Ted's son helped with mechanical work; Ted handles the bodywork, sandblasting and painting. It didn't take long to decide on a color scheme.
"Most 1929 Rumely Oil Pulls were battleship gray," Ted said. "Very ugly. But this one's been painted in the original green - olive drab - and black."
At a time when good quality materials could mean an outlay of $700 just to paint the tractor, Ted felt like he had no choice but to try a less costly alternative.
"It comes out a beautiful job - if you do it by the directions."
That was over a year ago
"I had thought, last summer, that we'd take it to the state fair in September," he said. "But she was kind of fighting me a little bit.
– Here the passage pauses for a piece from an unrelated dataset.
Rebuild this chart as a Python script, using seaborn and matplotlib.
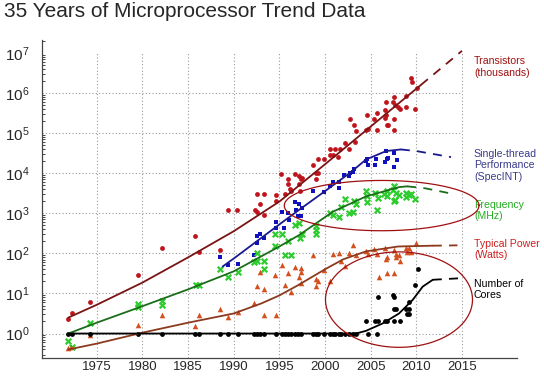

I just left it in the paint shop all winter."
The Rumely had waited before. Ted first got wind of the classic from a friend working hay nearby.
"He saw the Rumely from the barn," Ted said. "There was all kinds of machinery buried out there. It was a jungle. It'd been 40 years since it'd run, at least. It was out between two trees, and covered with vines. It was just a half-block off a pretty well travelled blacktop road, but no one could see it."
The real prize on Ted's Rumely also remains, uh, hidden. "On Rumelys, the hardest thing to find is the pressed-tin back valve cover with the Rumely tag, size and serial number," he said. "Most farmers just took it off and tossed it so they could hand-oil the rocker arm. But this one had it!"